The International Occupation Watch Center in Baghdad will be an on-the-ground effort to get out reliable information to the global peace movement about the actions of the occupying forces and U.S. companies. The center will also support emerging Iraqi independent groups and serve as a hub for international visitors who want to support Iraqi efforts to end the occupation and rebuild their country.
But first we had to get there, and in the process we learned just how fast the situation is deteriorating for the Iraqis and the U.S. troops stationed there.

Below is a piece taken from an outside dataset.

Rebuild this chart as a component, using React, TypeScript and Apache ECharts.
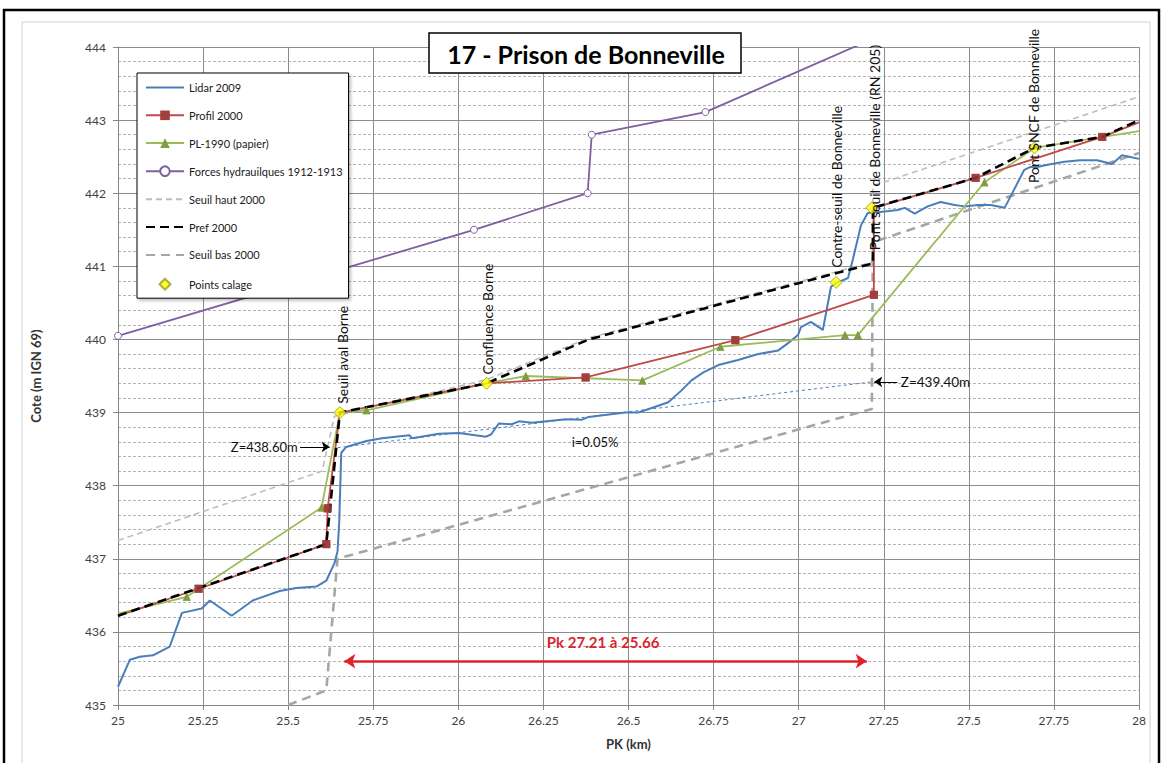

Our first encounter with U.S. troops came when we crossed the Iraqi border. Two red-faced boys with fuzzy cheeks who couldn't have been over 18 ran up to greet us, happy to find English speakers. At 9 AM, the day was already promising to be a scorcher and these poor kids, one from Kansas and the other from Arkansas, were dripping with sweat as they stood in the sun in their combat boots, flak jackets and thick helmets, holding submachine guns.
As we waited for our passports to be processed, we talked to a dozen more soldiers. They didn't speak the language or understand the culture here. Their bodies weren't conditioned for the oppressive heat that shot up to 120 degrees in the shade. They were sick of eating tasteless military rations ("What I'd give for a REAL meal," one of the boys said wistfully). They were mostly young kids dreaming about their girlfriends and families and air-conditioning and hamburgers. All they wanted was to be sent back home -- "Yesterday wouldn't be soon enough," said a freckle-faced recruit from Wisconsin.
They had come to fight a war and now found themselves patrolling the border, searching for stolen goods or fake passports. While they were good-natured to us, they were gruff with the Iraqis. They barked orders at them in English, with hand signals. "Stop, pull your car over, get out, get in line."
The Iraqis waiting in line for their entry stamps looked tired, hungry and exasperated at having their country's border controlled by 18-year-old foreigners strutting around with guns or sitting atop heavily armored humvees and tanks. The whole scene was unnerving, a flashback to the days of British colonialism. The U.S. weaponry might be modern, but the model of occupying someone else's country is definitely an old one. Just from watching the scene at the border, you could smell trouble.
We made the dash from the increasingly tense border to Baghdad - through what our driver called "Ali Baba land," the highway robber paradise - at about 120 miles an hour. At about 5 PM, after 11 hours of whizzing by the debris of war -- carcasses of tanks, overturned buses, bomb craters and abandoned houses, we made it safely to Baghdad.
At our hotel, the Andaluz Apartments, where we stayed earlier this year, the owners and staff greeted us with joy and open arms. We were delighted to find them all in one piece, but they told us their terrifying stories of living through the invasion. The manager's home had been bombed by mistake, and several journalists had been killed in the hotel across the road by U.S. munitions. When we asked about conditions right now, their biggest complaints were about two things: the lack of security and the lack of electricity.
The security problem is mainly the result of the chaos the invasion unleashed. With no government and no authority, thieves are constantly on the prowl. The "Ali Babas" had already looted and gutted just about every government building; now they break into businesses and homes, even pulling people from their cars to steal the vehicle. Stories of girls being kidnapped and raped make many women afraid to leave their homes. Gunfire could be heard in different parts of the city every night. Without security, said one of the staff, we have nothing.